I wrote most of this post late last year, so obviously circumstances have changed a tad, but my assumption is it’s all temporary – eventually things will get back to something approaching “normal”. Maybe not quite what it was last year, but the pattern of increasing travel demand will come back.
Works on the northern sections of William Street in the CBD to install tram platform stops and protected bicycle lanes were done during late-2019 – and it’s a great improvement, though there are some niggles, particularly the failure to widen overcrowded footpaths.
The works period caused traffic headaches in the area, which highlighted issues with some CBD bus routes, particularly those connecting Fishermans Bend with Southern Cross Station: the 235 and 237.
These routes act as an important reverse commute connection: AM peak is busiest outbound as passengers change from trains to reach workplaces at Fishermans Bend, returning inbound in the PM peak to head home.
Once in the CBD, buses travel from Southern Cross Station along Collins Street, then Queen Street, and terminate at the Queen Victoria Market, before returning.
At least that’s the theory. In practice, even during normal traffic conditions, Collins Street is extremely congested through much of the day, and inbound buses often detour via other streets such as Bourke Street. This was a regular occurrence during 2019.
Fortunately this inbound detour only skips one stop (on Queen Street near Bourke Street) and it’s unlikely there are any inbound passengers wanting to catch the bus the last block or two to the terminus.
Bourke Street isn’t free-flowing traffic either of course.
But here’s the thing: these bus routes are very busy between Fishermans Bend and Southern Cross, but almost empty between Southern Cross and the Market.
In PM peak, the 237 bus is scheduled to take 22 minutes from the terminus at Port Melbourne to Southern Cross, then another 17 minutes to the Vic Market. But that 17 can easily blow out in peak hour traffic, and there are no bus lanes they can use. The 235 is similar.
Could buses use the tram lanes? Perhaps for some of their journey, though the number of buses risks clogging up the trams as well.
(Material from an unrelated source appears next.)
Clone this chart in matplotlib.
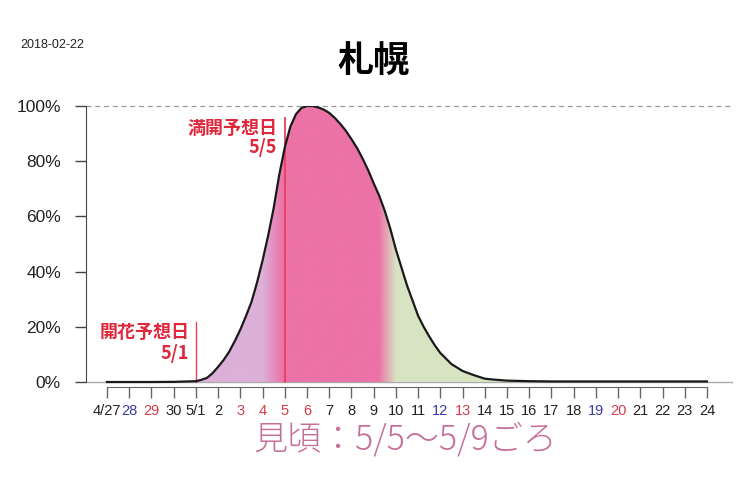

Delays to buses inbound cascade to delays outbound, as illustrated by this grab from the PTV app at 5:43pm on a Thursday night – note the 5:12pm bus, then expected at 5:55pm – some 43 minutes late.
A possible fix?
What if these bus routes terminated at Southern Cross Station, and didn’t enter the Hoddle Grid? The few passengers wanting to travel further in could connect via tram or train.
This is precisely what happened during the works period.
- Fewer delays entering the congested Hoddle Grid, especially Collins Street, meaning fewer delays, and less crowding on the busier part of the route
- Run more frequent services with the same number of drivers and buses, cutting waiting times and relieving crowding – on the section of the route that most needs it
- Very few passengers affected
- Collins Street is served by trams (including increased capacity just added), and Queen Street is still served by several other bus routes
- Loss of a one seat ride for people wanting to travel to/from Queen Street – but it appears hardly anybody is using this section
- Under normal circumstances, CBD trams are pretty packed, especially during evening peak
- Lack of train service from City Loop stations into Southern Cross makes some PM connections difficult
This last point will become less of a problem once the Caulfield Loop starts running anti-clockwise all day – which will happen when the new trains come into service. This could be an opportunity to change the buses as well.
A way of turning around terminating buses would need to be found. This might be a special traffic light sequence as at Queen Street/Flinders Lane, or some other mechanism. And space for layover/recovery time might also be needed.
To win, you need to play to your strengths. Buses running near-empty in heavy city traffic isn’t it. Connections within the CBD are better done by tram and train, as they are less prone to delays. Curtailing these routes at Southern Cross would bring a lot of benefits.
This is just one example of a possible change to bus routes that would bring positive benefits for passengers, both current and potential. There are plenty of others. For more, check the Melbourne On Transit blog
- A dump of Transdev punctuality stats in 2018 didn’t highlight the 235-237 as worst, though I wonder if delays are getting worse over time.
- But the related route 232 was one of the worst – probably due to Westgate Freeway delays. Potentially the 232 should also terminate at Southern Cross.